To hear the pro-choice lobby talk, it would seem the only choice in an unplanned pregnancy is abortion. Pro-life feminists and other pro-life progressives, on the other hand, would like to offer women real choices—economic ones like paid parenting leave or cultural ones like less shame and guilt for pregnant teens.

Another group lacking in real choices are pro-life Democrats, who seemingly are pressured by the party to get in line with the pro-choice position. The near unanimity of the pro-choice view within the Democratic Party was evidenced this year by the presidential primary options: Not one was pro-life, in the narrowest sense of the term. (Richard Gephardt did vote for the partial birth abortion ban.)

Even Dennis Kucinich, who previously had included defense for unborn life among his liberal agenda, flip-flopped on the issue. He’s not the only one: The list of formerly pro-life Democrats includes Jesse Jackson, Presidents Bill Clinton and Jimmy Carter, and Vice President Al Gore.

Those Democrats who stick to their pro-life beliefs—many are on the Democrats for Life advisory board—face marginalization and even outright opposition. Not much has changed since the late Pennsylvania Democratic Gov. Robert Casey, as the head of the fifth-largest state in the nation, was twice denied permission to address the Democratic Convention because of his pro-life views. Even today, Democrats for Life has not yet convinced the Democratic National Committee to link them to the DNC Web site.

Some think that the amount of pressure brought to bear on Democrats belies the diversity of views within the party. “It’s telling,” says Roth of “Leftout.” “And it’s got to crash eventually.”

Given the limitations of each party, it’s hard to blame pro-life progressives’ temptation to stay home and throw their hands up in frustration. Polls show that a sizeable number of pro-life Democrats voted for Bush in 2000, although few expect a repeat of that in 2004, given other issues such as the economy and the war in Iraq.

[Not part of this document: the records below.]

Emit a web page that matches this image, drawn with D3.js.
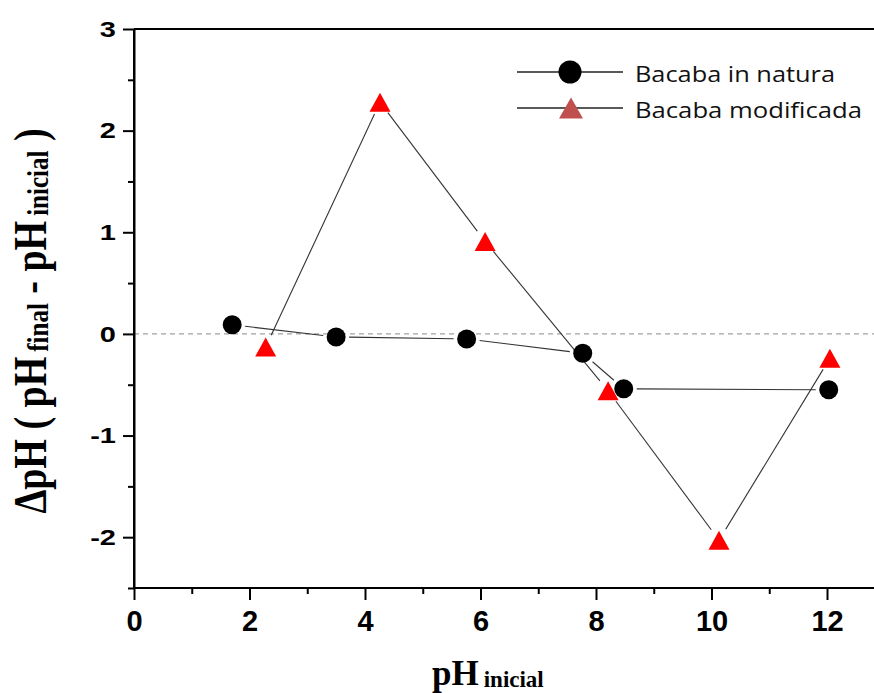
<!DOCTYPE html>
<html>
<head>
<meta charset="utf-8">
<script src="https://cdn.jsdelivr.net/npm/d3@7"></script>
<style>
  html, body { margin: 0; padding: 0; background: #fff; }
  svg { display: block; }
</style>
</head>
<body>
<svg id="chart" width="874" height="693"></svg>
<script>
// Point of zero charge data: ΔpH versus initial pH for the two adsorbents
const seriesNames = ["Bacaba in natura", "Bacaba modificada"];
const phInicialNatura = [1.70, 3.50, 5.76, 7.77, 8.48, 12.03];
const deltaNatura = [0.09, -0.03, -0.05, -0.19, -0.54, -0.55];
const phInicialModificada = [2.28, 4.26, 6.08, 8.21, 10.13, 12.05];
const deltaModificada = [-0.13, 2.28, 0.91, -0.56, -2.03, -0.24];

const xTicks = [0, 2, 4, 6, 8, 10, 12];
const xMinorTicks = [1, 3, 5, 7, 9, 11, 13];
const yTicks = [-2, -1, 0, 1, 2, 3];
const yMinorTicks = [-2.5, -1.5, -0.5, 0.5, 1.5, 2.5];

const W = 874, H = 693;
const svg = d3.select("#chart");

const x = d3.scaleLinear().domain([0, 13]).range([134, 134 + 13 * 57.75]);
const y = d3.scaleLinear().domain([-2.5, 3]).range([588, 29]);

const tickFont = "'Liberation Sans', Arial, sans-serif";
const labelFont = "'Liberation Serif', 'Times New Roman', serif";
const plainNumber = d => String(d);

// zero reference line
svg.append("line")
  .attr("x1", x(0)).attr("x2", W)
  .attr("y1", y(0)).attr("y2", y(0))
  .attr("stroke", "#8a8a8a").attr("stroke-width", 1)
  .attr("stroke-dasharray", "5,4");

// top frame line
svg.append("line")
  .attr("x1", x(0)).attr("x2", W)
  .attr("y1", y(3)).attr("y2", y(3))
  .attr("stroke", "#000").attr("stroke-width", 2);

// minor ticks (no labels)
const xMinor = svg.append("g")
  .attr("transform", `translate(0,${y(-2.5)})`)
  .call(d3.axisBottom(x).tickValues(xMinorTicks).tickSize(6).tickSizeOuter(0).tickFormat(""));
const yMinor = svg.append("g")
  .attr("transform", `translate(${x(0)},0)`)
  .call(d3.axisLeft(y).tickValues(yMinorTicks).tickSize(6).tickSizeOuter(0).tickFormat(""));

// major axes
const xAxis = svg.append("g")
  .attr("transform", `translate(0,${y(-2.5)})`)
  .call(d3.axisBottom(x).tickValues(xTicks).tickSize(12).tickSizeOuter(0).tickPadding(10).tickFormat(plainNumber));
const yAxis = svg.append("g")
  .attr("transform", `translate(${x(0)},0)`)
  .call(d3.axisLeft(y).tickValues(yTicks).tickSize(11).tickSizeOuter(0).tickPadding(7).tickFormat(plainNumber));

[xMinor, yMinor, xAxis, yAxis].forEach(g => {
  g.select(".domain").attr("stroke", "#000").attr("stroke-width", 2);
  g.selectAll(".tick line").attr("stroke", "#000").attr("stroke-width", 2);
});
xMinor.select(".domain").attr("d", `M${x(0)},0H${W}`);
xAxis.select(".domain").attr("d", `M${x(0)},0H${W}`);
yAxis.select(".domain").attr("d", `M0,${y(-2.5)}V${y(3)}`);

xAxis.selectAll(".tick text")
  .attr("font-family", tickFont).attr("font-weight", "bold")
  .attr("font-size", 29).attr("fill", "#000");
yAxis.selectAll(".tick text")
  .attr("font-family", tickFont).attr("font-weight", "bold")
  .attr("font-size", 29).attr("fill", "#000")
  .attr("transform", "scale(1,0.78)");

// connecting lines, trimmed short of each marker
function gapSegments(px, py, gap) {
  const segs = [];
  for (let i = 0; i < px.length - 1; i++) {
    const x1 = x(px[i]), y1 = y(py[i]), x2 = x(px[i + 1]), y2 = y(py[i + 1]);
    const len = Math.hypot(x2 - x1, y2 - y1);
    const ux = (x2 - x1) / len, uy = (y2 - y1) / len;
    segs.push({ x1: x1 + ux * gap, y1: y1 + uy * gap, x2: x2 - ux * gap, y2: y2 - uy * gap });
  }
  return segs;
}

function drawLines(px, py) {
  svg.append("g").selectAll("line")
    .data(gapSegments(px, py, 13))
    .join("line")
    .attr("x1", d => d.x1).attr("y1", d => d.y1)
    .attr("x2", d => d.x2).attr("y2", d => d.y2)
    .attr("stroke", "#333").attr("stroke-width", 1.1);
}
drawLines(phInicialNatura, deltaNatura);
drawLines(phInicialModificada, deltaModificada);

// triangle centred on its bounding box
function triPath(w, h) {
  return `M0,${-h / 2}L${w / 2},${h / 2}L${-w / 2},${h / 2}Z`;
}

svg.append("g").selectAll("circle")
  .data(d3.zip(phInicialNatura, deltaNatura))
  .join("circle")
  .attr("cx", d => x(d[0])).attr("cy", d => y(d[1]))
  .attr("r", 9.5).attr("fill", "#000");

svg.append("g").selectAll("path")
  .data(d3.zip(phInicialModificada, deltaModificada))
  .join("path")
  .attr("transform", d => `translate(${x(d[0])},${y(d[1])})`)
  .attr("d", triPath(21, 19))
  .attr("fill", "#ff0000");

// legend
const legend = svg.append("g");
const legendRows = [
  { name: seriesNames[0], cy: 72, shape: "circle", len: 200 },
  { name: seriesNames[1], cy: 108, shape: "triangle", len: 227 }
];
legendRows.forEach(r => {
  legend.append("line")
    .attr("x1", 517).attr("x2", 623).attr("y1", r.cy).attr("y2", r.cy)
    .attr("stroke", "#222").attr("stroke-width", 1.3);
  if (r.shape === "circle") {
    legend.append("circle").attr("cx", 570).attr("cy", r.cy).attr("r", 11.5).attr("fill", "#000");
  } else {
    legend.append("path").attr("transform", `translate(571,${r.cy})`)
      .attr("d", triPath(24, 21)).attr("fill", "#c0504d");
  }
  legend.append("text")
    .attr("x", 635).attr("y", r.cy + 9.5)
    .attr("font-family", "'Open Sans', Lato, sans-serif")
    .attr("font-size", 21).attr("fill", "#111")
    .attr("textLength", r.len).attr("lengthAdjust", "spacingAndGlyphs")
    .text(r.name);
});

// x axis title
const xt = svg.append("text")
  .attr("x", 432).attr("y", 685)
  .attr("font-family", labelFont).attr("font-weight", "bold").attr("fill", "#000");
xt.append("tspan").attr("font-size", 35).text("pH");
xt.append("tspan").attr("font-size", 23).attr("dx", 5).attr("dy", 2).text("inicial");

// y axis title
const yt = svg.append("g")
  .attr("transform", "translate(46,321) rotate(-90) scale(1,1.2)")
  .append("text")
  .attr("text-anchor", "middle")
  .attr("font-family", labelFont).attr("font-weight", "bold").attr("fill", "#000");
yt.append("tspan").attr("font-size", 38).text("\u0394pH ( pH");
yt.append("tspan").attr("font-size", 25).attr("dx", 5).attr("dy", 2).text("final");
yt.append("tspan").attr("font-size", 38).attr("dy", -2).text(" - pH");
yt.append("tspan").attr("font-size", 25).attr("dx", 5).attr("dy", 2).text("inicial");
yt.append("tspan").attr("font-size", 38).attr("dy", -2).text(" )");
</script>
</body>
</html>
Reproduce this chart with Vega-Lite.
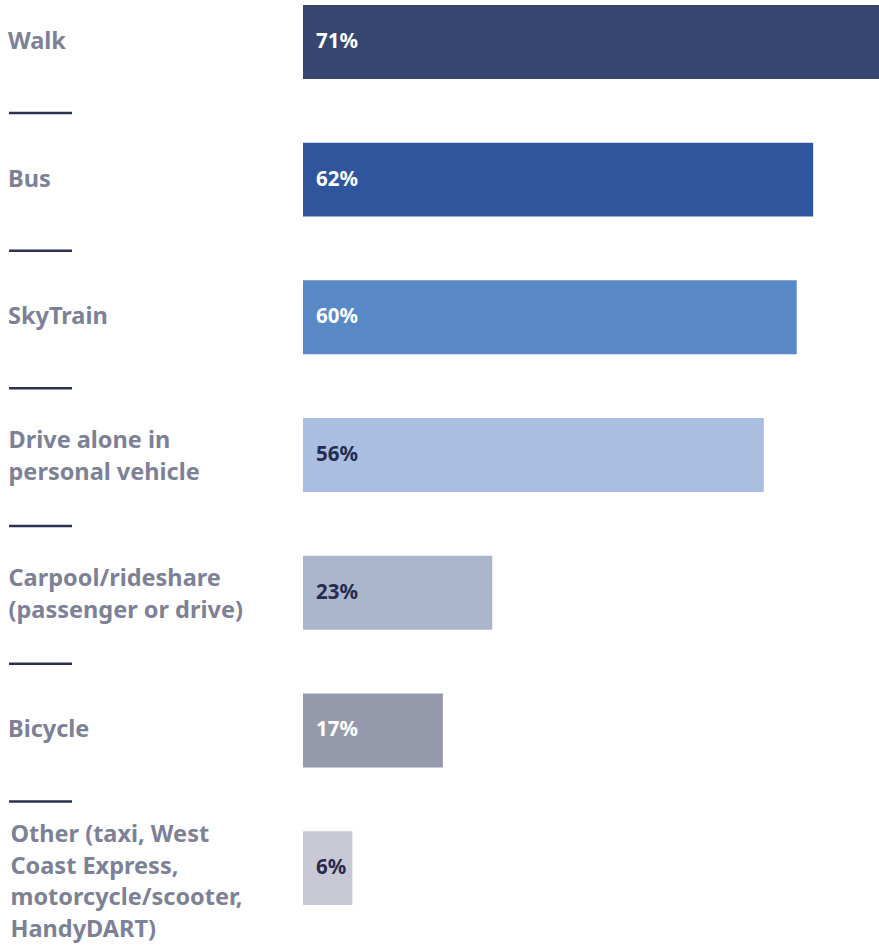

Most will have to make a compromise decision they can live with. “The perfect candidate doesn’t exist,” says Allio. “Therefore the best a [Christian] voter can do is become fully informed and make the best prudential judgment they can.”

Meanwhile, both the pro-life and pro-choice lobbies continue with their all-or-nothing rhetoric that further polarizes the debate—and politicians pander to their constituents on either side. “In an election year the abortion issue is used in such a targeted way to solidify one’s base, whether it’s pro-life or pro-choice,” says Allio. “That just doesn’t do justice to the problem.”

He and other pro-life progressives believe any solution must begin with finding some common ground between the two sides. Religious progressives who are pro-life are the perfect people to start that conversation, Allio believes, because they have solid pro-life credentials as well as contacts in the secular liberal community because of their work on other justice issues.

Clarke agrees: “The one thing we could do is to reintroduce a respectful dialogue on abortion into the political culture,” he says. “We have to develop a way to talk about this issue where we’re not at each other’s throats.”

While politicians continue with business as usual, many pro-life progressives are looking for solutions outside electoral politics. “Part of a pro-life philosophy ought to be creating an alternative to abortion and helping women who find themselves in a ‘problem’ pregnancy,” says Allio.

Roth of “Leftout” dreams of creating a kind of “pro-life Planned Parenthood,” where sex education, contraception, and counseling would be available without promoting abortion. She’d like to see pro-life progressives think proactively and creatively rather than just complain about their lack of political choices.

“If Roe [vs. Wade] were overturned tomorrow, I think we would see at least another 32 years of wrangling about abortion,” Roth says. “Because it wouldn’t be by a consensus that the unborn have value. That’s what we really need.”

Heidi Schlumpf was managing editor of U.S. Catholic magazine in Chicago when this article appeared.